REQUIREMENTS
Write the records below out again exactly as given, with no images.
— BEGIN RAW DATA —
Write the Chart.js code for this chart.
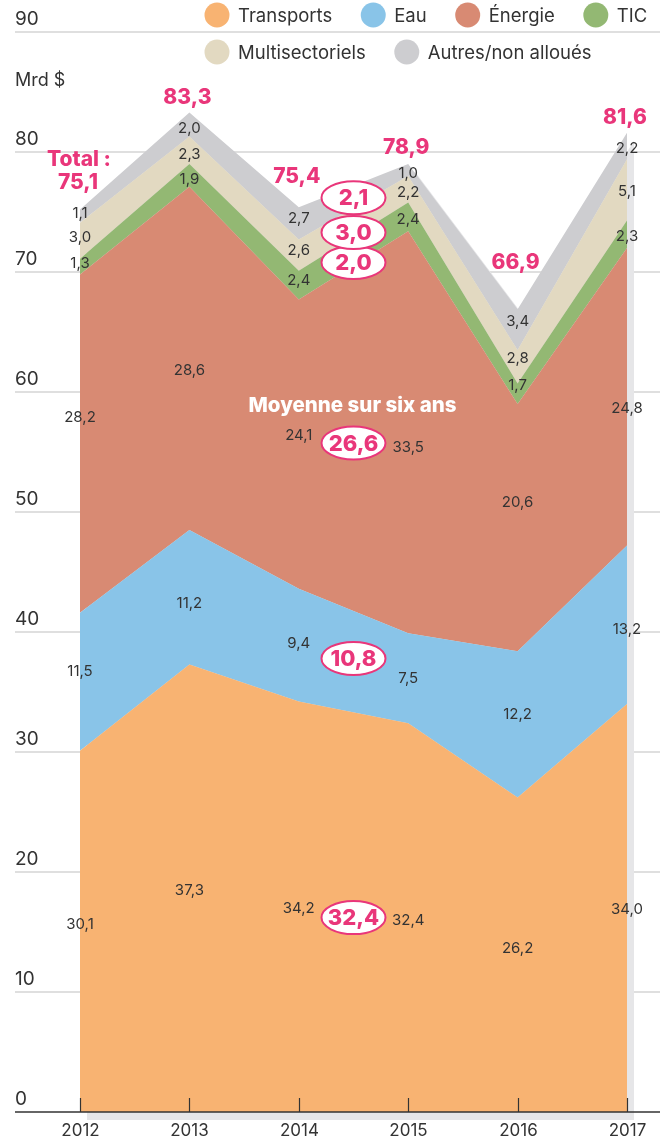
<!DOCTYPE html>
<html>
<head>
<meta charset="utf-8">
<script src="https://cdn.jsdelivr.net/npm/chart.js@4/dist/chart.umd.min.js"></script>
<style>
html,body{margin:0;padding:0;background:#fff}
canvas{display:block}
</style>
</head>
<body>
<canvas id="chart" width="665" height="1140"></canvas>
<script>
// données (Mrd $)
const annees=['2012','2013','2014','2015','2016','2017'];
const transports=[30.1,37.3,34.2,32.4,26.2,34.0];
const eau=[11.5,11.2,9.4,7.5,12.2,13.2];
const energie=[28.2,28.6,24.1,33.5,20.6,24.8];
const tic=[1.3,1.9,2.4,2.4,1.7,2.3];
const multi=[3.0,2.3,2.6,2.2,2.8,5.1];
const autres=[1.1,2.0,2.7,1.0,3.4,2.2];
const totaux=[75.1,83.3,75.4,78.9,66.9,81.6];
const moyennes=[32.4,10.8,26.6,2.0,3.0,2.1];
const noms=['Transports','Eau','Énergie','TIC','Multisectoriels','Autres/non alloués'];
const yTicks=[0,10,20,30,40,50,60,70,80,90];

const couleurs=['#f8b372','#89c4e8','#d88a73','#93b873','#e2d9c1','#cdcdd0'];
const ROSE='#e9367a', TXT='#333';
const FONT='Inter, "DejaVu Sans", sans-serif';
const valeurs=[transports,eau,energie,tic,multi,autres];
const fmt=v=>v.toFixed(1).replace('.',',');

// petits décalages verticaux des étiquettes (texte seulement)
const decal=[
  [-7,2,2,3,-6,1],
  [-10,6,-2,0,-10,5],
  [-26,12,-9,15,-25,12],
  [-3,4,-5,3,-8,2],
  [-3,4,-5,3,-8,2],
  [-3,4,-5,3,-8,2]
];
const decalTotal=[-27,-15,-31,-16,-47,-15];

function cumul(i,j){let s=0;for(let k=0;k<i;k++) s+=valeurs[k][j];return s;}

const habillage={
  id:'habillage',
  beforeDraw(chart){
    const {ctx,scales:{y}}=chart;
    ctx.save();
    ctx.font='19px '+FONT;
    ctx.fillStyle=TXT;
    ctx.textAlign='left';
    ctx.textBaseline='alphabetic';
    yTicks.forEach(t=>{
      const py=y.getPixelForValue(t);
      if(t>0){
        ctx.strokeStyle='#d4d4d4';
        ctx.lineWidth=1.5;
        ctx.beginPath();ctx.moveTo(15,py);ctx.lineTo(660,py);ctx.stroke();
      }
      ctx.fillText(String(t),15,py-7);
    });
    ctx.font='18px '+FONT;
    ctx.textBaseline='middle';
    ctx.fillText('Mrd $',15,81);
    ctx.restore();
  },
  beforeDatasetsDraw(chart){
    const {ctx,scales:{x,y}}=chart;
    ctx.save();
    ctx.fillStyle='#e6e6e8';
    ctx.beginPath();
    annees.forEach((a,j)=>{
      const px=x.getPixelForValue(j)+7, py=y.getPixelForValue(cumul(6,j))+8;
      j?ctx.lineTo(px,py):ctx.moveTo(px,py);
    });
    ctx.lineTo(x.getPixelForValue(5)+7,y.getPixelForValue(0)+8);
    ctx.lineTo(x.getPixelForValue(0)+7,y.getPixelForValue(0)+8);
    ctx.closePath();ctx.fill();
    ctx.restore();
  },
  afterDatasetsDraw(chart){
    const {ctx,scales:{x,y}}=chart;
    const y0=y.getPixelForValue(0);
    ctx.save();
    // axe
    ctx.strokeStyle='#333';
    ctx.lineWidth=1.5;
    ctx.beginPath();ctx.moveTo(15,y0);ctx.lineTo(660,y0);ctx.stroke();
    ctx.lineWidth=1.2;
    ctx.font='17px '+FONT;
    ctx.fillStyle=TXT;
    ctx.textAlign='center';
    ctx.textBaseline='middle';
    annees.forEach((a,j)=>{
      const px=Math.round(x.getPixelForValue(j))+0.5;
      ctx.beginPath();ctx.moveTo(px,y0-14);ctx.lineTo(px,y0);ctx.stroke();
      ctx.fillText(a,px,y0+19);
    });
    // valeurs
    ctx.font='15px '+FONT;
    valeurs.forEach((serie,i)=>{
      serie.forEach((v,j)=>{
        const py=y.getPixelForValue(cumul(i,j)+v/2)+decal[i][j];
        ctx.fillText(fmt(v),x.getPixelForValue(j),py);
      });
    });
    // totaux
    ctx.font='800 21px '+FONT;
    ctx.fillStyle=ROSE;
    totaux.forEach((t,j)=>{
      const px=x.getPixelForValue(j)-2;
      const py=y.getPixelForValue(cumul(6,j))+decalTotal[j];
      ctx.fillText(fmt(t),px,py);
      if(j===0) ctx.fillText('Total :',px+1,py-23);
    });
    // moyennes
    const mx=(x.getPixelForValue(2)+x.getPixelForValue(3))/2;
    let base=0, yEnergie=0;
    moyennes.forEach((m,i)=>{
      let py=y.getPixelForValue(base+m/2);
      if(i===2){py+=9;yEnergie=py;}
      if(i===5) py-=4;
      base+=m;
      ctx.beginPath();
      ctx.ellipse(mx,py,32,16.5,0,0,Math.PI*2);
      ctx.fillStyle='#fff';ctx.fill();
      ctx.strokeStyle=ROSE;ctx.lineWidth=2;ctx.stroke();
      ctx.fillStyle=ROSE;
      ctx.font='800 22px '+FONT;
      ctx.fillText(fmt(m),mx,py+1);
    });
    ctx.font='800 20.5px '+FONT;
    ctx.fillStyle='#fff';
    ctx.fillText('Moyenne sur six ans',mx-1,yEnergie-37);
    // légende
    ctx.font='18.5px '+FONT;
    ctx.textAlign='left';
    const rangees=[[0,1,2,3],[4,5]];
    rangees.forEach((r,k)=>{
      let cx=217;
      const cy=15+k*37;
      r.forEach(i=>{
        ctx.beginPath();ctx.arc(cx,cy,12.5,0,Math.PI*2);
        ctx.fillStyle=couleurs[i];ctx.fill();
        ctx.fillStyle=TXT;
        ctx.fillText(noms[i],cx+21,cy+1);
        cx+=21+ctx.measureText(noms[i]).width+41;
      });
    });
    ctx.restore();
  }
};

new Chart(document.getElementById('chart'),{
  type:'line',
  data:{
    labels:annees,
    datasets:valeurs.map((d,i)=>({
      label:noms[i],
      data:d,
      backgroundColor:couleurs[i],
      borderWidth:0,
      pointRadius:0,
      tension:0,
      fill:i===0?'origin':'-1'
    }))
  },
  options:{
    responsive:false,
    animation:false,
    devicePixelRatio:1,
    layout:{padding:{left:80,right:38,top:32,bottom:28}},
    plugins:{legend:{display:false},tooltip:{enabled:false}},
    scales:{
      x:{display:false,offset:false},
      y:{display:false,stacked:true,min:0,max:90}
    }
  },
  plugins:[habillage]
});
</script>
</body>
</html>
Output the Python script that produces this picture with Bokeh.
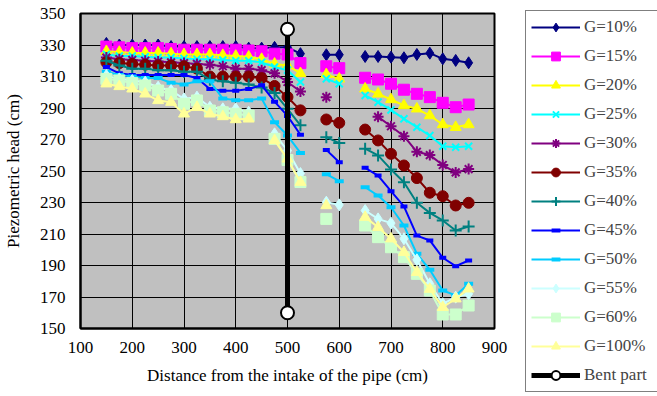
— END RAW DATA —
REPLY
Write the Chart.js code for this chart.
<!DOCTYPE html>
<html>
<head>
<meta charset="utf-8">
<script src="https://cdn.jsdelivr.net/npm/chart.js@4/dist/chart.umd.min.js"></script>
<style>
html,body{margin:0;padding:0;background:#fff}
canvas{display:block}
</style>
</head>
<body>
<canvas id="chart" width="665" height="1140"></canvas>
<script>
// données (Mrd $)
const annees=['2012','2013','2014','2015','2016','2017'];
const transports=[30.1,37.3,34.2,32.4,26.2,34.0];
const eau=[11.5,11.2,9.4,7.5,12.2,13.2];
const energie=[28.2,28.6,24.1,33.5,20.6,24.8];
const tic=[1.3,1.9,2.4,2.4,1.7,2.3];
const multi=[3.0,2.3,2.6,2.2,2.8,5.1];
const autres=[1.1,2.0,2.7,1.0,3.4,2.2];
const totaux=[75.1,83.3,75.4,78.9,66.9,81.6];
const moyennes=[32.4,10.8,26.6,2.0,3.0,2.1];
const noms=['Transports','Eau','Énergie','TIC','Multisectoriels','Autres/non alloués'];
const yTicks=[0,10,20,30,40,50,60,70,80,90];

const couleurs=['#f8b372','#89c4e8','#d88a73','#93b873','#e2d9c1','#cdcdd0'];
const ROSE='#e9367a', TXT='#333';
const FONT='Inter, "DejaVu Sans", sans-serif';
const valeurs=[transports,eau,energie,tic,multi,autres];
const fmt=v=>v.toFixed(1).replace('.',',');

// petits décalages verticaux des étiquettes (texte seulement)
const decal=[
  [-7,2,2,3,-6,1],
  [-10,6,-2,0,-10,5],
  [-26,12,-9,15,-25,12],
  [-3,4,-5,3,-8,2],
  [-3,4,-5,3,-8,2],
  [-3,4,-5,3,-8,2]
];
const decalTotal=[-27,-15,-31,-16,-47,-15];

function cumul(i,j){let s=0;for(let k=0;k<i;k++) s+=valeurs[k][j];return s;}

const habillage={
  id:'habillage',
  beforeDraw(chart){
    const {ctx,scales:{y}}=chart;
    ctx.save();
    ctx.font='19px '+FONT;
    ctx.fillStyle=TXT;
    ctx.textAlign='left';
    ctx.textBaseline='alphabetic';
    yTicks.forEach(t=>{
      const py=y.getPixelForValue(t);
      if(t>0){
        ctx.strokeStyle='#d4d4d4';
        ctx.lineWidth=1.5;
        ctx.beginPath();ctx.moveTo(15,py);ctx.lineTo(660,py);ctx.stroke();
      }
      ctx.fillText(String(t),15,py-7);
    });
    ctx.font='18px '+FONT;
    ctx.textBaseline='middle';
    ctx.fillText('Mrd $',15,81);
    ctx.restore();
  },
  beforeDatasetsDraw(chart){
    const {ctx,scales:{x,y}}=chart;
    ctx.save();
    ctx.fillStyle='#e6e6e8';
    ctx.beginPath();
    annees.forEach((a,j)=>{
      const px=x.getPixelForValue(j)+7, py=y.getPixelForValue(cumul(6,j))+8;
      j?ctx.lineTo(px,py):ctx.moveTo(px,py);
    });
    ctx.lineTo(x.getPixelForValue(5)+7,y.getPixelForValue(0)+8);
    ctx.lineTo(x.getPixelForValue(0)+7,y.getPixelForValue(0)+8);
    ctx.closePath();ctx.fill();
    ctx.restore();
  },
  afterDatasetsDraw(chart){
    const {ctx,scales:{x,y}}=chart;
    const y0=y.getPixelForValue(0);
    ctx.save();
    // axe
    ctx.strokeStyle='#333';
    ctx.lineWidth=1.5;
    ctx.beginPath();ctx.moveTo(15,y0);ctx.lineTo(660,y0);ctx.stroke();
    ctx.lineWidth=1.2;
    ctx.font='17px '+FONT;
    ctx.fillStyle=TXT;
    ctx.textAlign='center';
    ctx.textBaseline='middle';
    annees.forEach((a,j)=>{
      const px=Math.round(x.getPixelForValue(j))+0.5;
      ctx.beginPath();ctx.moveTo(px,y0-14);ctx.lineTo(px,y0);ctx.stroke();
      ctx.fillText(a,px,y0+19);
    });
    // valeurs
    ctx.font='15px '+FONT;
    valeurs.forEach((serie,i)=>{
      serie.forEach((v,j)=>{
        const py=y.getPixelForValue(cumul(i,j)+v/2)+decal[i][j];
        ctx.fillText(fmt(v),x.getPixelForValue(j),py);
      });
    });
    // totaux
    ctx.font='800 21px '+FONT;
    ctx.fillStyle=ROSE;
    totaux.forEach((t,j)=>{
      const px=x.getPixelForValue(j)-2;
      const py=y.getPixelForValue(cumul(6,j))+decalTotal[j];
      ctx.fillText(fmt(t),px,py);
      if(j===0) ctx.fillText('Total :',px+1,py-23);
    });
    // moyennes
    const mx=(x.getPixelForValue(2)+x.getPixelForValue(3))/2;
    let base=0, yEnergie=0;
    moyennes.forEach((m,i)=>{
      let py=y.getPixelForValue(base+m/2);
      if(i===2){py+=9;yEnergie=py;}
      if(i===5) py-=4;
      base+=m;
      ctx.beginPath();
      ctx.ellipse(mx,py,32,16.5,0,0,Math.PI*2);
      ctx.fillStyle='#fff';ctx.fill();
      ctx.strokeStyle=ROSE;ctx.lineWidth=2;ctx.stroke();
      ctx.fillStyle=ROSE;
      ctx.font='800 22px '+FONT;
      ctx.fillText(fmt(m),mx,py+1);
    });
    ctx.font='800 20.5px '+FONT;
    ctx.fillStyle='#fff';
    ctx.fillText('Moyenne sur six ans',mx-1,yEnergie-37);
    // légende
    ctx.font='18.5px '+FONT;
    ctx.textAlign='left';
    const rangees=[[0,1,2,3],[4,5]];
    rangees.forEach((r,k)=>{
      let cx=217;
      const cy=15+k*37;
      r.forEach(i=>{
        ctx.beginPath();ctx.arc(cx,cy,12.5,0,Math.PI*2);
        ctx.fillStyle=couleurs[i];ctx.fill();
        ctx.fillStyle=TXT;
        ctx.fillText(noms[i],cx+21,cy+1);
        cx+=21+ctx.measureText(noms[i]).width+41;
      });
    });
    ctx.restore();
  }
};

new Chart(document.getElementById('chart'),{
  type:'line',
  data:{
    labels:annees,
    datasets:valeurs.map((d,i)=>({
      label:noms[i],
      data:d,
      backgroundColor:couleurs[i],
      borderWidth:0,
      pointRadius:0,
      tension:0,
      fill:i===0?'origin':'-1'
    }))
  },
  options:{
    responsive:false,
    animation:false,
    devicePixelRatio:1,
    layout:{padding:{left:80,right:38,top:32,bottom:28}},
    plugins:{legend:{display:false},tooltip:{enabled:false}},
    scales:{
      x:{display:false,offset:false},
      y:{display:false,stacked:true,min:0,max:90}
    }
  },
  plugins:[habillage]
});
</script>
</body>
</html>
Output the Python script that produces this picture with Bokeh.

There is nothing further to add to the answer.